> [PROBLEM] Write out the material again exactly, please, and omit the pictures.

start MATERIAL

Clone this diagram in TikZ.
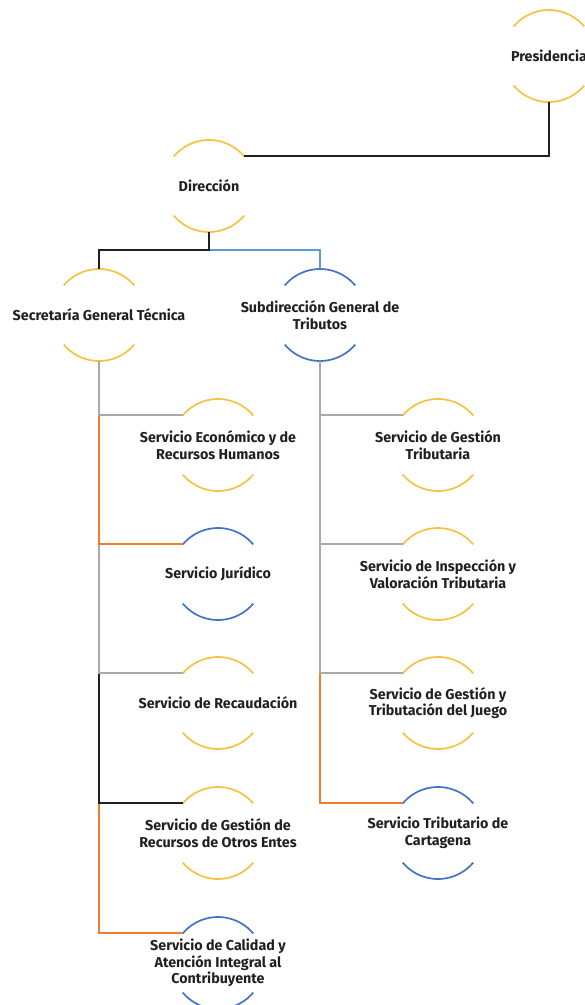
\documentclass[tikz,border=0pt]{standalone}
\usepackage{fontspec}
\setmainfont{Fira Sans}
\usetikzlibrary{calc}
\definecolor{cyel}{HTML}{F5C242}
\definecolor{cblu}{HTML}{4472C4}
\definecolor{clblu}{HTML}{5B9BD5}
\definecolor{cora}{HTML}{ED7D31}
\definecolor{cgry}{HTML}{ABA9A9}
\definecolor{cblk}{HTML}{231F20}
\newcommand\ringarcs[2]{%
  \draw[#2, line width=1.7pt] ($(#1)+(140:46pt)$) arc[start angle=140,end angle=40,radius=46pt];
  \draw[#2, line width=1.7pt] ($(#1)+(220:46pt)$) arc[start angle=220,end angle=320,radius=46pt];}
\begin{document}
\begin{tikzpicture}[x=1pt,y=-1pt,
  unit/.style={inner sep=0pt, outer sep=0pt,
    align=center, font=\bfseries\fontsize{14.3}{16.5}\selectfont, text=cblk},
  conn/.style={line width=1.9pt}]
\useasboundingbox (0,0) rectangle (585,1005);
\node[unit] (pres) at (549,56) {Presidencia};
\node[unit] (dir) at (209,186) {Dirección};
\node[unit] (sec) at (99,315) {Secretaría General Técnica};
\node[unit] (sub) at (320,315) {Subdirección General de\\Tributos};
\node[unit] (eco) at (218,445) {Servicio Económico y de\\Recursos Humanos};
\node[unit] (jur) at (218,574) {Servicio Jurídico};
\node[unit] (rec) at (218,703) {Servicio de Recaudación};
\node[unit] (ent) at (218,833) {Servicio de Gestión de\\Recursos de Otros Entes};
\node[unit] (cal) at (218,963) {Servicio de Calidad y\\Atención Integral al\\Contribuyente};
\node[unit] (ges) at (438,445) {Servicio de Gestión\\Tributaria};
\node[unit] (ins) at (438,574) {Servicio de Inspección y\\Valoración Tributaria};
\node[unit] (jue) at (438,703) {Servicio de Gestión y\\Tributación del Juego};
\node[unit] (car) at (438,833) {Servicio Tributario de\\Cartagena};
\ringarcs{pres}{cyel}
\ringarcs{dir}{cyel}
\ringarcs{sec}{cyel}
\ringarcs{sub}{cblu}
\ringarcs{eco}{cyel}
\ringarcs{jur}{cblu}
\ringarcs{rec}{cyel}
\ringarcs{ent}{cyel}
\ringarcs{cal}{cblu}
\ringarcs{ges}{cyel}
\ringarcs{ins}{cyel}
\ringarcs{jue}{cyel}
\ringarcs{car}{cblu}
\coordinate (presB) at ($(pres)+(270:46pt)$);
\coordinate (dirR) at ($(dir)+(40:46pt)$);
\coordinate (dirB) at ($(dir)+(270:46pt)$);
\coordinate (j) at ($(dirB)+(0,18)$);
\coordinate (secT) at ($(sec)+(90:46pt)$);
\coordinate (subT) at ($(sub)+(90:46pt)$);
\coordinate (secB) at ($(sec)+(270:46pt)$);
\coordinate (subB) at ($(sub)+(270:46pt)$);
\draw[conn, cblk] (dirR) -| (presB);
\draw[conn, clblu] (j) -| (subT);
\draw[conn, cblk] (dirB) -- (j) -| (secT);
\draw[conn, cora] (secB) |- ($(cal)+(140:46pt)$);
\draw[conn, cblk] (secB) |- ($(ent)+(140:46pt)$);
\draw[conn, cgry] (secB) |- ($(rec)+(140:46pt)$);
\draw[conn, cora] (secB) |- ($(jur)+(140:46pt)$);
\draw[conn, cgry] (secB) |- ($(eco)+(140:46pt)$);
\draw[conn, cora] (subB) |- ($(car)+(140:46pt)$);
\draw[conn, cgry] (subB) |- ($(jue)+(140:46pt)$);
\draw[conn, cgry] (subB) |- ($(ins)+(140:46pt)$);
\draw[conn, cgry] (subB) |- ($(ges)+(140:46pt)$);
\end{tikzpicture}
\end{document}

end MATERIAL

> [SOLVED EXERCISE]
Clone this diagram in TikZ.
\documentclass[tikz,border=0pt]{standalone}
\usepackage{fontspec}
\setmainfont{Fira Sans}
\usetikzlibrary{calc}
\definecolor{cyel}{HTML}{F5C242}
\definecolor{cblu}{HTML}{4472C4}
\definecolor{clblu}{HTML}{5B9BD5}
\definecolor{cora}{HTML}{ED7D31}
\definecolor{cgry}{HTML}{ABA9A9}
\definecolor{cblk}{HTML}{231F20}
\newcommand\ringarcs[2]{%
  \draw[#2, line width=1.7pt] ($(#1)+(140:46pt)$) arc[start angle=140,end angle=40,radius=46pt];
  \draw[#2, line width=1.7pt] ($(#1)+(220:46pt)$) arc[start angle=220,end angle=320,radius=46pt];}
\begin{document}
\begin{tikzpicture}[x=1pt,y=-1pt,
  unit/.style={inner sep=0pt, outer sep=0pt,
    align=center, font=\bfseries\fontsize{14.3}{16.5}\selectfont, text=cblk},
  conn/.style={line width=1.9pt}]
\useasboundingbox (0,0) rectangle (585,1005);
\node[unit] (pres) at (549,56) {Presidencia};
\node[unit] (dir) at (209,186) {Dirección};
\node[unit] (sec) at (99,315) {Secretaría General Técnica};
\node[unit] (sub) at (320,315) {Subdirección General de\\Tributos};
\node[unit] (eco) at (218,445) {Servicio Económico y de\\Recursos Humanos};
\node[unit] (jur) at (218,574) {Servicio Jurídico};
\node[unit] (rec) at (218,703) {Servicio de Recaudación};
\node[unit] (ent) at (218,833) {Servicio de Gestión de\\Recursos de Otros Entes};
\node[unit] (cal) at (218,963) {Servicio de Calidad y\\Atención Integral al\\Contribuyente};
\node[unit] (ges) at (438,445) {Servicio de Gestión\\Tributaria};
\node[unit] (ins) at (438,574) {Servicio de Inspección y\\Valoración Tributaria};
\node[unit] (jue) at (438,703) {Servicio de Gestión y\\Tributación del Juego};
\node[unit] (car) at (438,833) {Servicio Tributario de\\Cartagena};
\ringarcs{pres}{cyel}
\ringarcs{dir}{cyel}
\ringarcs{sec}{cyel}
\ringarcs{sub}{cblu}
\ringarcs{eco}{cyel}
\ringarcs{jur}{cblu}
\ringarcs{rec}{cyel}
\ringarcs{ent}{cyel}
\ringarcs{cal}{cblu}
\ringarcs{ges}{cyel}
\ringarcs{ins}{cyel}
\ringarcs{jue}{cyel}
\ringarcs{car}{cblu}
\coordinate (presB) at ($(pres)+(270:46pt)$);
\coordinate (dirR) at ($(dir)+(40:46pt)$);
\coordinate (dirB) at ($(dir)+(270:46pt)$);
\coordinate (j) at ($(dirB)+(0,18)$);
\coordinate (secT) at ($(sec)+(90:46pt)$);
\coordinate (subT) at ($(sub)+(90:46pt)$);
\coordinate (secB) at ($(sec)+(270:46pt)$);
\coordinate (subB) at ($(sub)+(270:46pt)$);
\draw[conn, cblk] (dirR) -| (presB);
\draw[conn, clblu] (j) -| (subT);
\draw[conn, cblk] (dirB) -- (j) -| (secT);
\draw[conn, cora] (secB) |- ($(cal)+(140:46pt)$);
\draw[conn, cblk] (secB) |- ($(ent)+(140:46pt)$);
\draw[conn, cgry] (secB) |- ($(rec)+(140:46pt)$);
\draw[conn, cora] (secB) |- ($(jur)+(140:46pt)$);
\draw[conn, cgry] (secB) |- ($(eco)+(140:46pt)$);
\draw[conn, cora] (subB) |- ($(car)+(140:46pt)$);
\draw[conn, cgry] (subB) |- ($(jue)+(140:46pt)$);
\draw[conn, cgry] (subB) |- ($(ins)+(140:46pt)$);
\draw[conn, cgry] (subB) |- ($(ges)+(140:46pt)$);
\end{tikzpicture}
\end{document}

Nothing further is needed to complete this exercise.